The case, Kristi Noem, Secretary of Homeland Security, et al. v. Svitlana Doe, et al., centered on the Biden-era CHNV (Cuba, Haiti, Nicaragua, Venezuela) humanitarian parole program. Initiated in 2022 and expanded in 2023, the program allowed up to 30,000 nationals from these four countries to enter the U.S. each month with a sponsor, granting them a two-year period to live and work legally in the country. The program was designed to provide a safe and orderly pathway for migrants fleeing dire conditions in their home countries while reducing unauthorized border crossings. According to a 2023 overview by the American Immigration Council, the program received 1.5 million applications in its first few months, reflecting the overwhelming demand for legal entry.
However, the Trump administration moved swiftly to dismantle the program upon taking office. On his first day, President Trump signed an executive order directing the Department of Homeland Security (DHS) to terminate all categorical parole programs. In March 2025, DHS Secretary Kristi Noem announced the immediate termination of the CHNV program, affecting those already enrolled. This decision was challenged in the U.S. District Court for the District of Massachusetts, where Judge Indira Talwani ruled on April 15, 2025, that the termination violated federal law by failing to conduct case-by-case reviews, as required by statute. Talwani’s order temporarily blocked the revocation of the immigrants’ status.
The Trump administration appealed directly to the Supreme Court, which issued a stay on Talwani’s ruling in a brief order on May 30, 2025. The Court’s decision allows the administration to proceed with revoking the legal status of the 532,000 immigrants while the case continues in the lower courts. The stay will remain in effect until the First Circuit Court of Appeals rules on the appeal and, if a petition for a writ of certiorari is filed, until the Supreme Court decides whether to take up the case. If the Court denies certiorari, the stay will automatically terminate; if the case is taken up, the stay will persist until the Court issues its final judgment.

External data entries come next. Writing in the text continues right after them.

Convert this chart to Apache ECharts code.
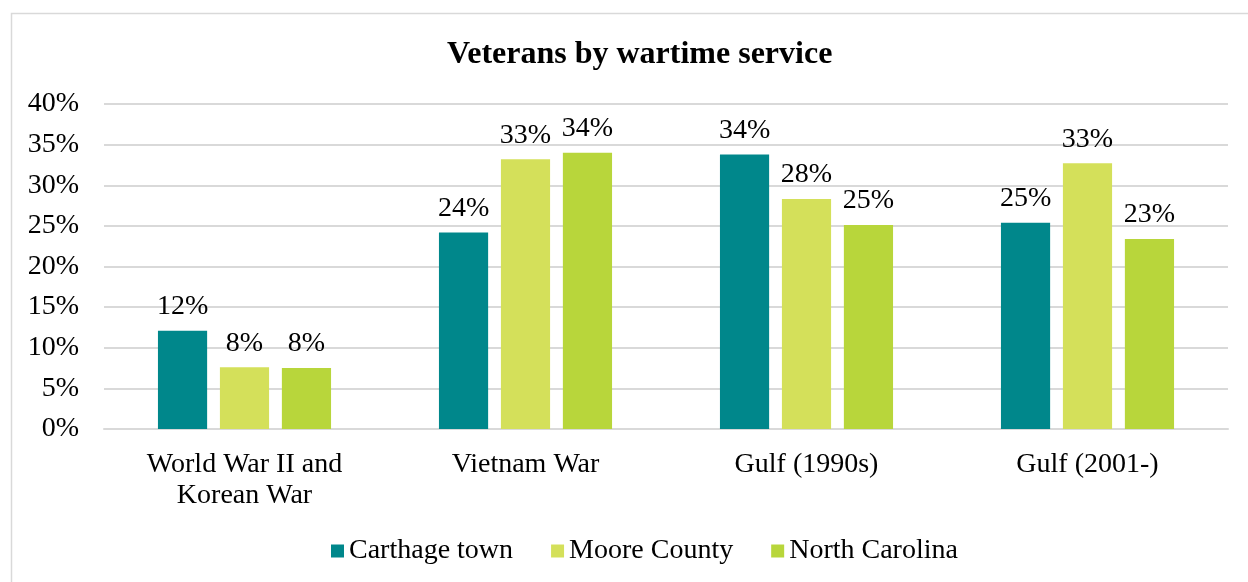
<!DOCTYPE html>
<html>
<head>
<meta charset="utf-8">
<script src="https://cdn.jsdelivr.net/npm/echarts@6/dist/echarts.min.js"></script>
<style>html,body{margin:0;padding:0;background:#fff;}#c{width:1248px;height:582px;}</style>
</head>
<body>
<div id="c"></div>
<script>
const categories = ['World War II and\nKorean War', 'Vietnam War', 'Gulf (1990s)', 'Gulf (2001-)'];
const carthage = [12.1, 24.2, 33.8, 25.4];
const moore = [7.6, 33.2, 28.3, 32.7];
const northCarolina = [7.5, 34.0, 25.1, 23.4];
const yTicks = [0, 5, 10, 15, 20, 25, 30, 35, 40];

const font = 'Liberation Serif, Times New Roman, serif';
const chart = echarts.init(document.getElementById('c'));
const lbl = {
  show: true, position: 'top', distance: 10,
  formatter: p => Math.round(p.value) + '%',
  fontFamily: font, fontSize: 28, color: '#000'
};
function ser(name, data, color) {
  return {
    name, type: 'bar', data, barGap: '26%', barCategoryGap: '38.4%',
    itemStyle: { color }, label: lbl
  };
}
chart.setOption({
  animation: false,
  graphic: [{
    type: 'rect', shape: { x: 11.5, y: 13.5, width: 1240, height: 580 },
    style: { fill: 'none', stroke: '#D9D9D9', lineWidth: 1.5 }, silent: true
  }],
  title: {
    text: 'Veterans by wartime service', left: 442, top: 34,
    textStyle: { fontFamily: font, fontSize: 32, fontWeight: 'bold', color: '#000' }
  },
  legend: {
    bottom: 12, left: 326, itemWidth: 13, itemHeight: 13, itemGap: 38,
    icon: 'rect',
    textStyle: { fontFamily: font, fontSize: 28, color: '#000' },
    data: ['Carthage town', 'Moore County', 'North Carolina']
  },
  grid: { left: 104, right: 20, top: 104, bottom: 153, containLabel: false },
  xAxis: {
    type: 'category', data: categories,
    axisLine: { lineStyle: { color: '#D9D9D9', width: 2 } },
    axisTick: { show: false },
    axisLabel: { fontFamily: font, fontSize: 28, color: '#000', margin: 20, lineHeight: 31 }
  },
  yAxis: {
    type: 'value', min: yTicks[0], max: yTicks[yTicks.length - 1], interval: 5,
    axisLine: { show: false }, axisTick: { show: false },
    splitLine: { lineStyle: { color: '#D9D9D9', width: 2 } },
    axisLabel: { fontFamily: font, fontSize: 28, color: '#000', margin: 25, formatter: v => v + '%' }
  },
  series: [
    ser('Carthage town', carthage, '#00878B'),
    ser('Moore County', moore, '#D4E05A'),
    ser('North Carolina', northCarolina, '#B8D63B')
  ]
});
</script>
</body>
</html>
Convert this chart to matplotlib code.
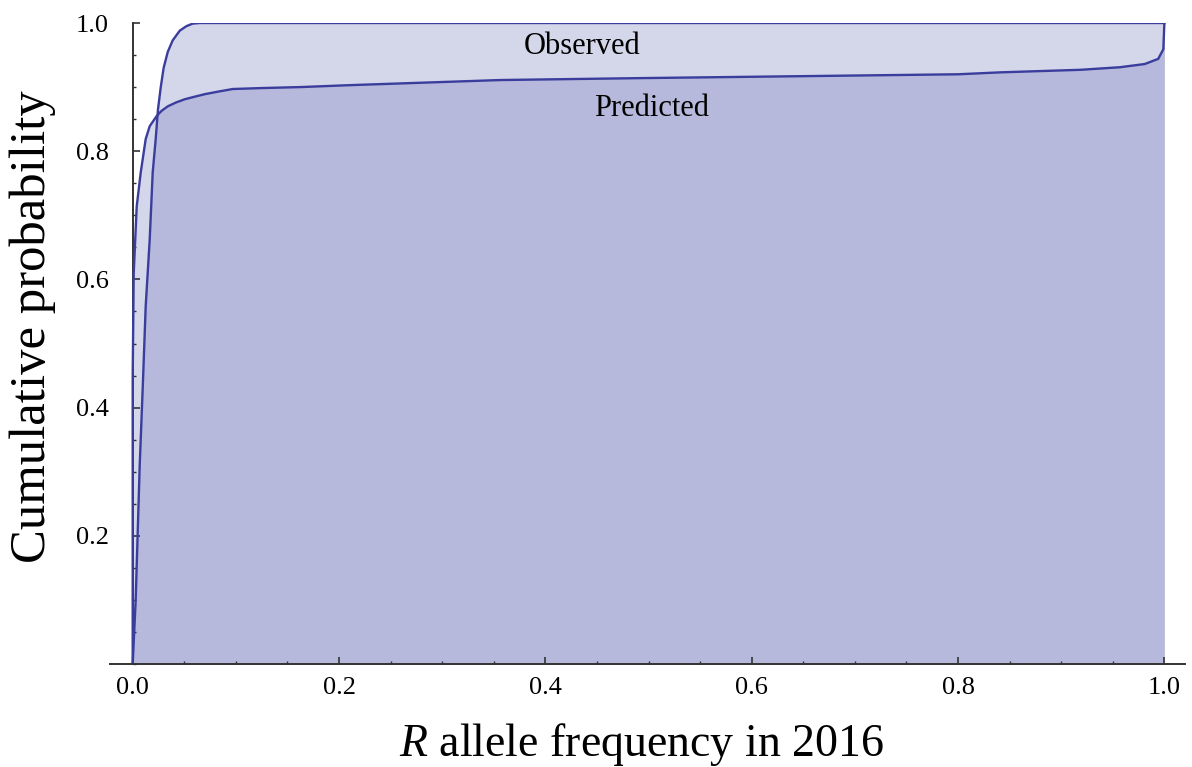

The ruling has sparked intense debate. Justices Ketanji Brown Jackson and Sonia Sotomayor dissented from the majority opinion. In her dissent, Jackson wrote, “It undervalues the devastating consequences of allowing the Government to precipitously upend the lives and livelihoods of nearly half a million noncitizens while their legal claims are pending,” as reported by Axios on May 30, 2025. The decision follows a similar ruling on May 23, 2025, when the Supreme Court allowed the administration to terminate Temporary Protected Status for 350,000 Venezuelans, reflecting a broader push to tighten immigration policy. As the legal battle continues in the lower courts, the fate of these 532,000 immigrants remains uncertain, highlighting the contentious nature of immigration policy in the U.S. and raising questions about the nation’s approach to humanitarian commitments.